The duties remain contested. Critics note that several formulations are vague—"noble ideals," "scientific temper," "spirit of inquiry"—and ill-suited to enforcement, that the list omits obvious civic obligations such as paying taxes and voting, and that their insertion during the Emergency taints their democratic credentials. Proponents counter that the duties supply an interpretive anchor and a moral framework, and that comparable democracies have begun codifying citizen responsibilities. The Eighty-sixth Amendment's addition of the educational duty in 2002 demonstrated that Parliament treats the list as a living catalogue capable of expansion alongside corresponding enforceable rights.

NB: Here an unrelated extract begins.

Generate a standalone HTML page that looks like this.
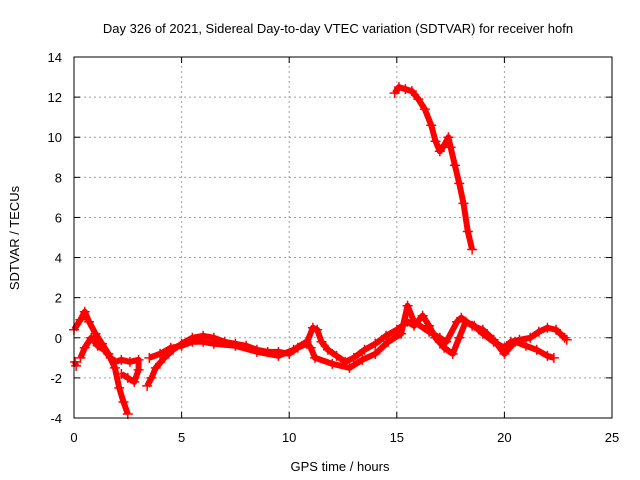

For the working practitioner—the UPSC aspirant, the policy researcher, the desk officer drafting civic-education programmes—the Fundamental Duties are indispensable in GS Paper II Polity preparation and in any analysis of the rights-duties balance in Indian constitutionalism. They illustrate how a constitution can encode aspiration without coercion, how judicial interpretation can breathe operative life into non-justiciable text, and how amendment history records the shifting balance between citizen and State. Mastery of Article 51A, its 1976 origin under the Forty-second Amendment, its 2002 expansion, and its relationship to Parts III and IV is foundational to understanding the architecture of the Indian Constitution.
Example
In 2002, the Eighty-sixth Amendment Act added the eleventh Fundamental Duty under Article 51A(k), obliging every parent to provide educational opportunities to a child aged six to fourteen.
Frequently asked questions
No. Like the Directive Principles of State Policy, the Fundamental Duties in Article 51A are non-justiciable and cannot be enforced by any court. However, Parliament may enact statutes—such as the Prevention of Insults to National Honour Act, 1971—that impose penalties to give effect to particular duties.